After the marriage by proxy celebrated in Florence in October, the royal wedding between the King of France Henry IV and Maria de ‘Medici was held on 17 December 1600 in the cathedral of Lyon. Maria wore a magnificent and elegant white velvet dress with a purple cloak.
Certainly, there was not the same pomp as shown in Florence, when there were celebrations for 10 days and banquets with 69 courses, sugar statues carved by the court sculptors and a scenography to leave you speechless.
After all, she was the rich one. Marrying her was the solution to the dynastic and financial worries of the newly divorced king of France. Maria de ‘Medici was the granddaughter of the Germanic Roman emperor Ferdinand I, allowing her to ensure a royal lineage in France. In addition, Maria brought a dowry of 600,000 golden scudi and the possibility of cancelling the debt contracted by France with the Medici bank.
The queen was soon pregnant and she gave birth to her first child on 27 September 1601, much to the delight of the king and the kingdom, that had been waiting for the birth of a boy for more than forty years. From the union, albeit stormy for the numerous infidelities of the king, 6 children were born. The first, Louis, became king of France, the second, Elizabeth, queen of Spain.

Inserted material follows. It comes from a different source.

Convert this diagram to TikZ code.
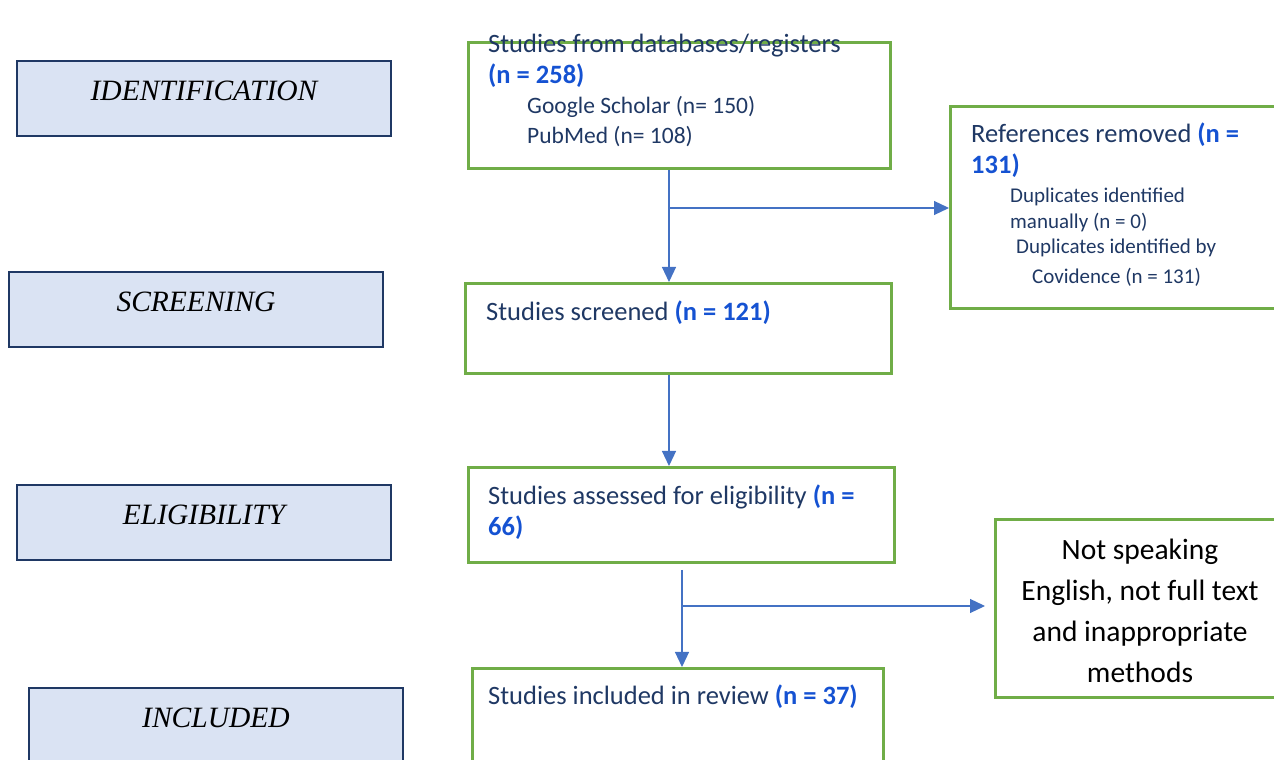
\documentclass[tikz,border=0pt]{standalone}
\usepackage{fontspec}
\setmainfont{Carlito}
\newfontfamily\stagefont{Liberation Serif}
\usepackage{xcolor}
\usetikzlibrary{arrows.meta,positioning,calc}
\definecolor{stagefill}{HTML}{DAE3F3}
\definecolor{stageline}{HTML}{1F3864}
\definecolor{boxgreen}{HTML}{70AD47}
\definecolor{flowblue}{HTML}{4472C4}
\definecolor{textnavy}{HTML}{1F3864}
\definecolor{nblue}{HTML}{1552D2}
\newcommand{\nval}[1]{\textbf{\textcolor{nblue}{#1}}}

\begin{document}
\begin{tikzpicture}[x=1pt,y=1pt,
  stage/.style={draw=stageline,line width=2pt,fill=stagefill,minimum width=374pt,
    minimum height=75pt,text height=20pt,text depth=15pt,
    font=\stagefont\itshape\fontsize{29.5}{32}\selectfont},
  stepbox/.style={draw=boxgreen,line width=2.6pt,anchor=north west,inner sep=0pt},
  txt/.style={anchor=base west,align=left,inner sep=0pt,text=textnavy,
    font=\fontsize{26.5}{31}\selectfont},
  sub/.style={txt,font=\fontsize{23.5}{30}\selectfont},
  small/.style={txt,font=\fontsize{21}{25.5}\selectfont},
  >={Triangle[length=15pt,width=14pt]},
  flow/.style={draw=flowblue,line width=1.2pt,->}]
  \useasboundingbox (0,0) rectangle (1274,760);
  % stage labels
  \node[stage] (idlab)  at (204,661.5) {IDENTIFICATION};
  \node[stage] (scrlab) at (196,450.5) {SCREENING};
  \node[stage] (elilab) at (204,237.5) {ELIGIBILITY};
  \node[stage] (inclab) at (216,34.5)  {INCLUDED};
  % boxes
  \node[stepbox,minimum width=422pt,minimum height=126pt] (srch) at (467,719) {};
  \node[stepbox,minimum width=335pt,minimum height=202pt] (recs) at (949,655) {};
  \node[stepbox,minimum width=426pt,minimum height=90pt]  (scr)  at (464,478) {};
  \node[stepbox,minimum width=426pt,minimum height=95pt]  (elig) at (467,294) {};
  \node[stepbox,minimum width=290pt,minimum height=178pt] (excl) at (994,242) {};
  \node[stepbox,minimum width=411pt,minimum height=110pt] (incl) at (471,93)  {};
  % texts (multi-line: base is the last line)
  \node[txt] (srcht) at (488,676.5) {Studies from databases/registers\\\nval{(n = 258)}};
  \node[sub] (srchs) at (527,616.5) {Google Scholar (n= 150)\\PubMed (n= 108)};
  \node[txt] (recst) at (971,586.5) {References removed \nval{(n =}\\\nval{131)}};
  \node[small] (recss) at (1010,476) {Duplicates identified\\manually (n = 0)\\
    \hspace*{6pt}Duplicates identified by\\[4.5pt]\hspace*{22pt}Covidence (n = 131)};
  \node[txt] (scrt) at (486,439.5) {Studies screened \nval{(n = 121)}};
  \node[txt] (eligt) at (488,224.5) {Studies assessed for eligibility \nval{(n =}\\\nval{66)}};
  \node[txt] (inclt) at (488,55) {Studies included in review \nval{(n = 37)}};
  \node[txt,anchor=base,align=center,text=black,font=\fontsize{29.5}{41}\selectfont]
    (exclt) at (1140,77.5) {Not speaking\\English, not full text\\and inappropriate\\methods};
  % connectors
  \coordinate (ax1) at (669,0);
  \coordinate (br1) at (669,552);
  \coordinate (st3) at (682,190);
  \coordinate (br3) at (682,154);
  \draw[flow] (srch.south -| ax1) -- (scr.north -| ax1);
  \draw[flow] (br1) -- (br1 -| recs.west);
  \draw[flow] (scr.south -| ax1) -- (elig.north -| ax1);
  \draw[flow] (st3) -- (incl.north -| st3);
  \draw[flow,shorten >=9pt] (br3) -- (br3 -| excl.west);
\end{tikzpicture}
\end{document}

The French environment, however, was very hostile to the Florentine queen, and after fierce conflicts with Cardinal Richelieu, who had been her protégé, Maria definitively had to leave the French court.
She died in Cologne in 1642, perhaps in the home of her favourite painter, Rubens, who she had entrusted to produce a cycle of twenty-four very large canvases in two years. He managed to finish them in time for the marriage of her daughter Henrietta Maria to King Charles I of England.
Twenty-one paintings represent the Glories and struggles of Maria de ‘Medici, the remaining three are portraits of her and her parents. They are real masterpieces also thanks to the cultural and political sensibility of Rubens who, in deciding the subjects, had to be careful while glorifying Mary not to hurt the susceptibility of other French and European VIPs.
Twenty-four canvases that now enrich the Louvre.
Perhaps Maria would have deserved a better memory than the simple fountain named after her. A very little thing compared to the Luxembourg palace next door, which she built (now is the seat of the French Senate), and which she also adorned, as a good Medicis, with many others paintings that are now in major museums.